2. See id., Section 2.1, at 6. HHI is a measure of market concentration calculated by summing the squares of the individual firms' market shares of the relevant market.

3. See, e.g., Speech, Dep't of Justice, Policy Director David Lawrence of the Antitrust Division Delivers Remarks at the Georgetown Center for Business & Public Policy (July 26, 2023) (citing United States v. Baker Hughes Inc., 908 F.2d 990 (D.C. Cir. 1990), as key circuit court precent that "demands" cutting back on the prima facie and rebuttal frameworks).

4. See 2023 Merger Guidelines, Section 2.1, at 6.

5. See id., Section 2.6, at 18.

6. Id., Section 2.5A, at 14 n.28.

7. Illumina, Inc. v. FTC, No. 23-60167, slip op. at 17 (5th Cir. Dec. 15, 2023).

8. See 2023 Merger Guidelines, Section 2.5.A.2, at 15-16.

9. Id., Section 2.5, at 16 n.30.

10. See id., Section 2.3, at 8; see also Speech, Dep't of Justice, Principal Deputy Assistant Attorney General Doha Mekki of the Antitrust Division Delivers Remarks at GCR Live: Law Leaders Global 2023 (Feb. 2, 2023) (stating that tacit coordination may soften competition).

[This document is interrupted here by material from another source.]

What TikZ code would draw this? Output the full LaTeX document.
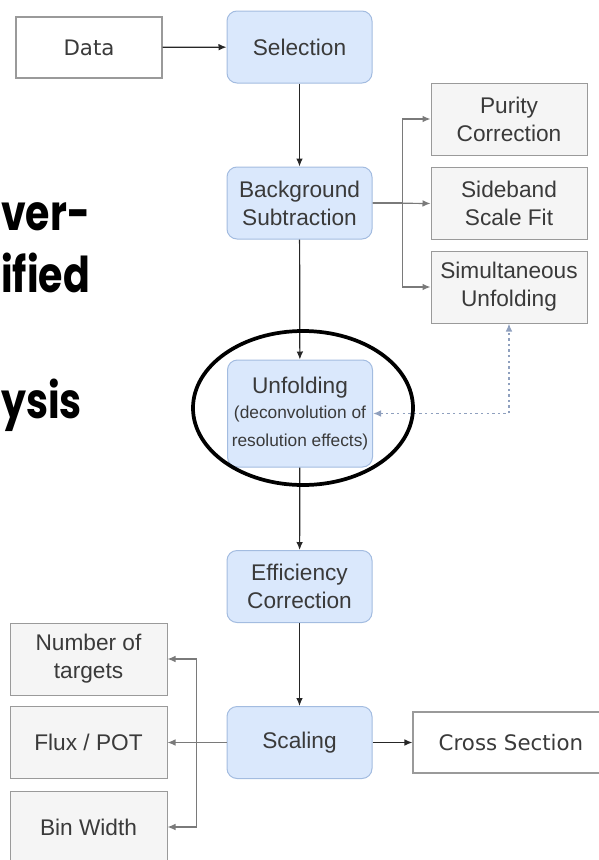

11. See 2023 Merger Guidelines, Section 2.3, at 10.

12. United States v. Falstaff Brewing Corp., 410 U.S. 526, 559 n.13 (1973) (Marshall, J., concurring) ("[S]urely one premise of an antimerger statute such as § 7 is that corporate growth by internal expansion is socially preferable to growth by acquisition." (quoting United States v. Phila. Nat'l Bank, 374 U.S. 321, 370 (1963)).

13. See 2023 Merger Guidelines, Section 2.4.A., at 11.

14. See id., Section 2.7, at 22.

15. Both the Draft and 2023 Merger Guidelines are replete with citations to case law, including both recent decisions and decades-old precedent. The Draft Guidelines received some criticism for the heavy reliance on case law perceived to be "technically good law" but effectively superseded by subsequent case law. The use of citations, however, does not transmute the guidelines into law. Courts will continue to apply the law as set forth in settled precedent, and as they deem appropriate, may credit policies embraced in the 2023 Merger Guidelines.

The content of this article is intended to provide a general guide to the subject matter. Specialist advice should be sought about your specific circumstances.